_Set problem:_ Report every line from the material that contains the word "chart".

_Provided data:_
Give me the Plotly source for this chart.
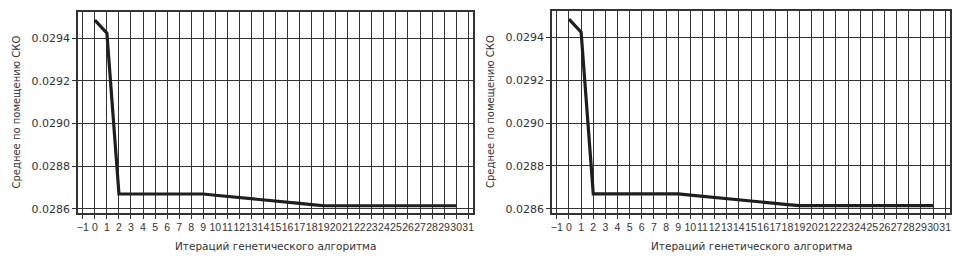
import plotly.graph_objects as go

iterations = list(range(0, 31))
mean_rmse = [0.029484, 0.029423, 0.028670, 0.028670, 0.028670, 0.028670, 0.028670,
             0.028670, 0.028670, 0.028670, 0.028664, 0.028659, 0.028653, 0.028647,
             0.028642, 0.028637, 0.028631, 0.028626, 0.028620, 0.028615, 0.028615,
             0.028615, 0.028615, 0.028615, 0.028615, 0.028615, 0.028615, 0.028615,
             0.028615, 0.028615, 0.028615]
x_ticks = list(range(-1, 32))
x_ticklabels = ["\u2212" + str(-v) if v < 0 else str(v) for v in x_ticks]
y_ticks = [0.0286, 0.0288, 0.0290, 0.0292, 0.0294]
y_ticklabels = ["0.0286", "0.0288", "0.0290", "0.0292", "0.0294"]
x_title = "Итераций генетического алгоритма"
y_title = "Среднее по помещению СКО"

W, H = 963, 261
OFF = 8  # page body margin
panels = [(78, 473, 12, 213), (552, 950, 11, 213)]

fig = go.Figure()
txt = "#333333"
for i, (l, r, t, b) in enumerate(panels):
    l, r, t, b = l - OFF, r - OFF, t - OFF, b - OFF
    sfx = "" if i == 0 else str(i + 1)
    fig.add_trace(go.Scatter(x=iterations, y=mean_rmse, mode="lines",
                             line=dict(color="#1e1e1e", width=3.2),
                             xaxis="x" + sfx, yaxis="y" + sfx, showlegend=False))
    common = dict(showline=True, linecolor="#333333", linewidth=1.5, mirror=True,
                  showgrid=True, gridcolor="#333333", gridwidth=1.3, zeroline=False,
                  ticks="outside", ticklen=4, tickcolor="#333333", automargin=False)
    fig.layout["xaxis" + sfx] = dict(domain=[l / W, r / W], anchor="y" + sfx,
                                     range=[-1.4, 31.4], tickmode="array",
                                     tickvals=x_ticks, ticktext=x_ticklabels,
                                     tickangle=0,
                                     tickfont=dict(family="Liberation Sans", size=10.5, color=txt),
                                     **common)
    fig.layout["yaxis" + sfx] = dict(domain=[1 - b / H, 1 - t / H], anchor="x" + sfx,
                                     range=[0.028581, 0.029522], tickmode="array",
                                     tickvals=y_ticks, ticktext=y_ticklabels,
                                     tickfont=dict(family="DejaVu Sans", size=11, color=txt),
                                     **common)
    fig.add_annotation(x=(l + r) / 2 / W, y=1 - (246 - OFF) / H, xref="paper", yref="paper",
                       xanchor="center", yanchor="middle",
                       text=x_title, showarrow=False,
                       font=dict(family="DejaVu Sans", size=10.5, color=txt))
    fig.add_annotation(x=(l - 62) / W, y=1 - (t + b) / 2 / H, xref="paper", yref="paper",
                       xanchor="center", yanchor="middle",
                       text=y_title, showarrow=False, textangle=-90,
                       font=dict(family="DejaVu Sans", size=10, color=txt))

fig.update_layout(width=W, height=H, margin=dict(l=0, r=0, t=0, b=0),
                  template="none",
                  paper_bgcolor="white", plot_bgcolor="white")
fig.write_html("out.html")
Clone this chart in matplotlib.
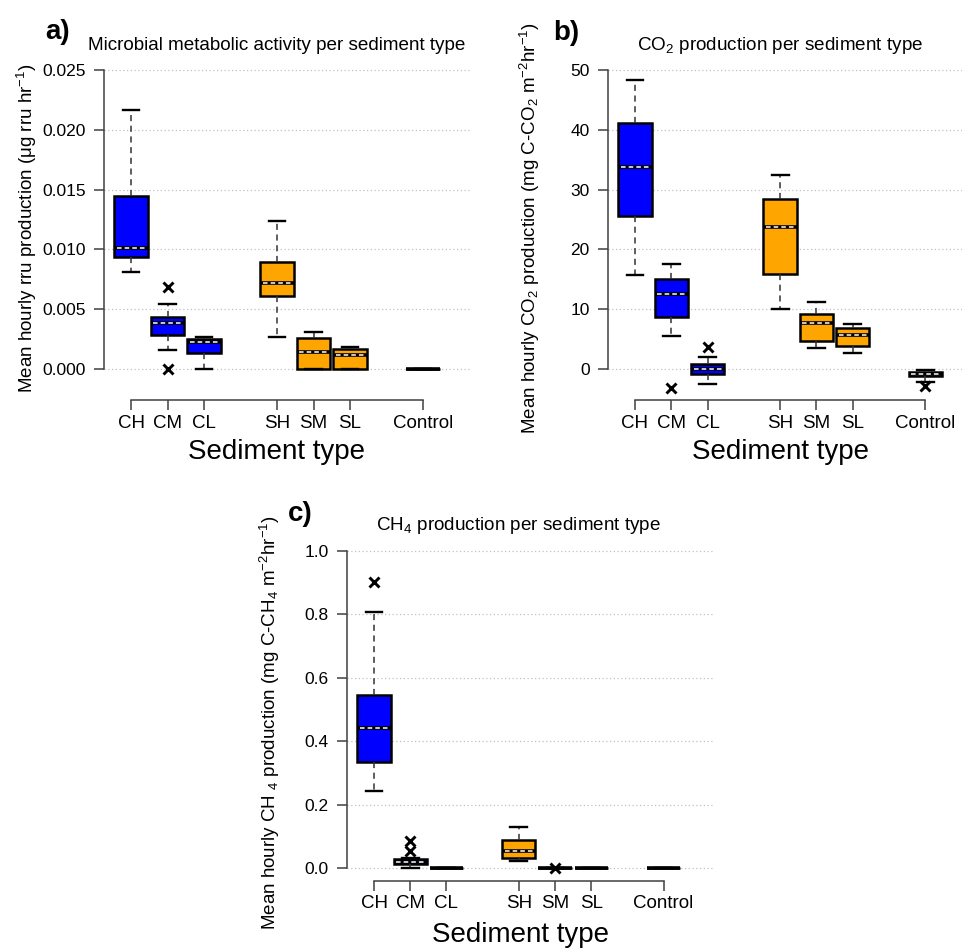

_Full output:_
Give me the Plotly source for this chart.
Clone this chart in matplotlib.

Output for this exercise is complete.